Avez vous bien vécu votre double culture lors de votre enfance ? Qu’est ce qui a changé par rapport à aujourd’hui ?

Non, je ne vivais pas très bien d’être à la fois PERÇU comme français et arabe plus jeune. J’ai souvent cherché à me « laver » de mon arabité, en accumulant des diplômes par exemple ou en accédant à des fonctions universitaires. On n’a jamais le mode d’emploi de la vie ; je croyais que c’était la bonne manière de procéder, même si c’était fait de manière intuitive ou implicitement dirigée (le nombre de fois où j’ai entendu : « Vous les libanais, c’est pas pareil… »). Cela dit, je n’allais pas mieux : ce n’était donc pas la bonne méthode. J’ai compris un peu plus tard, grâce à la sociologie puis aux études dites « décoloniales » et aux copines, que j’avais intériorisé, sans même m’en rendre compte, un ordre social, historique, racial, raciste : une demande implicite qui m’était faite de disparaître et d’adopter une seule perspective, celle de la culpabilité, de la honte.

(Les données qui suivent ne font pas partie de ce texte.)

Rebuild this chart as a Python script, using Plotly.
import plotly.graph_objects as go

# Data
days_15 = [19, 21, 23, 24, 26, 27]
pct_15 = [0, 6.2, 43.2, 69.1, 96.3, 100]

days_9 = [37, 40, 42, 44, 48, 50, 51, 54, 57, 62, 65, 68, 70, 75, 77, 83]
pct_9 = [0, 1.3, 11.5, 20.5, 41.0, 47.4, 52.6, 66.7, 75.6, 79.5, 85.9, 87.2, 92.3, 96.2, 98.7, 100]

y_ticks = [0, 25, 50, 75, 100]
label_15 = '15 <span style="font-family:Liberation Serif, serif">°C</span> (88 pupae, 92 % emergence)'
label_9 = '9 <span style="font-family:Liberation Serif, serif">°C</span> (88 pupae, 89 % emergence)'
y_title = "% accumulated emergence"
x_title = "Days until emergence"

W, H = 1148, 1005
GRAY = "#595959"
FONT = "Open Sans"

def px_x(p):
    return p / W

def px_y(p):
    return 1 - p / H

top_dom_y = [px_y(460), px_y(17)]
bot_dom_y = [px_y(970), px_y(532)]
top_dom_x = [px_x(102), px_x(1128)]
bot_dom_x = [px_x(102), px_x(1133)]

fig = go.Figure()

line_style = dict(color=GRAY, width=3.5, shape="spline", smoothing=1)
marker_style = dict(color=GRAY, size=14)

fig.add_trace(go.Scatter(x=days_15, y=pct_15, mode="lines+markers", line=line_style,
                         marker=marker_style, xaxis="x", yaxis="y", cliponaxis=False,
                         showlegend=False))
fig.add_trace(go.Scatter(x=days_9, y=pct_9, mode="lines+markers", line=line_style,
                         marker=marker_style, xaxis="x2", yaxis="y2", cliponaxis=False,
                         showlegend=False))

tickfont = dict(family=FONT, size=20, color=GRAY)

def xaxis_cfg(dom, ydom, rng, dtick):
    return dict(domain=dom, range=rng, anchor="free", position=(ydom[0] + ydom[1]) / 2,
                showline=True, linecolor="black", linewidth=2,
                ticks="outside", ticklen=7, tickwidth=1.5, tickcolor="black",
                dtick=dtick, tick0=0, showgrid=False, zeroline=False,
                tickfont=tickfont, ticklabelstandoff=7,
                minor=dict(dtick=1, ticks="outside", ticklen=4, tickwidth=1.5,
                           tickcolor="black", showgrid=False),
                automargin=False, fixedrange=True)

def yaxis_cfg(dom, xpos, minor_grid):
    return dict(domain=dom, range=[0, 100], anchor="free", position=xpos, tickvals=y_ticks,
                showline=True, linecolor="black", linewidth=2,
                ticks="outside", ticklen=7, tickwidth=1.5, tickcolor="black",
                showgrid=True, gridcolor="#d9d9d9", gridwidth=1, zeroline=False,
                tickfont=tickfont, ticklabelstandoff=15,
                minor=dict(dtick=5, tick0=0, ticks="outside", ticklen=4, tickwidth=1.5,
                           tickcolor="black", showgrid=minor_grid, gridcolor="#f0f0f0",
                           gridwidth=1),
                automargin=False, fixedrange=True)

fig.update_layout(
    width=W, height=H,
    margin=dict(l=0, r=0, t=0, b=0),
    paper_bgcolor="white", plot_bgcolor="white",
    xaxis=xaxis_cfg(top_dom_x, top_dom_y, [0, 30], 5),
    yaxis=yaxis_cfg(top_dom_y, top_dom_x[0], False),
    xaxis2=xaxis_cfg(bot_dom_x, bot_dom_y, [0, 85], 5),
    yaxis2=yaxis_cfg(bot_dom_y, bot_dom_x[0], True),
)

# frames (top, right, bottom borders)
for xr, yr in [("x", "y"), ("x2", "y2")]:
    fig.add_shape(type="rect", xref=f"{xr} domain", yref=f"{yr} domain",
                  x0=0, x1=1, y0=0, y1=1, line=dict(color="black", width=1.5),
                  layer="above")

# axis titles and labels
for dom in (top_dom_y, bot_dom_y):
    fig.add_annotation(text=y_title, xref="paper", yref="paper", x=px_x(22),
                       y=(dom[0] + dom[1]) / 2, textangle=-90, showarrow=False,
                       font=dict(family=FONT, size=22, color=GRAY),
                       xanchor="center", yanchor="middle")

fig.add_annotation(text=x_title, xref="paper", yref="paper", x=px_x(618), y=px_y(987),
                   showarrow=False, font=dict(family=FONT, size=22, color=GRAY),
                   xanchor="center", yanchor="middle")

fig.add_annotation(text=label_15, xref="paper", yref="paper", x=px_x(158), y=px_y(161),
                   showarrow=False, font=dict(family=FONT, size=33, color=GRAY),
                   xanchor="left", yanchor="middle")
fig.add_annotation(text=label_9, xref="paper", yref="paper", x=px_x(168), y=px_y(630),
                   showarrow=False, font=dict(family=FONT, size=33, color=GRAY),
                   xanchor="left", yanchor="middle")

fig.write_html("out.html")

C’est d’autant plus paradoxal que les libanais (chrétiens) sont bien perçus dans l’espace social français, par opposition aux maghrébins et aux musulmans, quotidiennement humiliés. Si j’ai toujours été mal à l’aise avec cette prédilection, c’est parce que j’avais l’intuition d’une injustice, sans avoir les mots pour la qualifier d’ailleurs : mes émotions parlaient pour moi ; c’était d’autant plus suspect et pervers que je me sentais flatté. Il n’y a rien de pire pour un adolescent que les injonctions paradoxales. C’est peut-être pourquoi d’ailleurs je me suis dirigé, juste après une prépa lettres sans intérêt, en master de lettres francophones pour découvrir les littératures dites maghrébines, caribéennes, etc. « Sans intérêt » parce que tout ce qui sortait des rangs était regardé avec suspicion (« ça passera pas pour le concours »). Dans mes dissertations j’en avais rien à faire, je citais Gibran, Abû Nûwas, Al-Khansâ, Ibn Khâldun, Adonis, Al-Ma’aari mais aussi Borges, Shakespeare, Blanchot, Woolf, Dickinson ; je partais déjà dans tous les sens, dans tous les domaines du savoir, des époques, du monde. Quand j’y pense, je mangeais à la table des meilleurs restaurateurs et on me demandait de recracher ce qu’ils m’avaient préparé.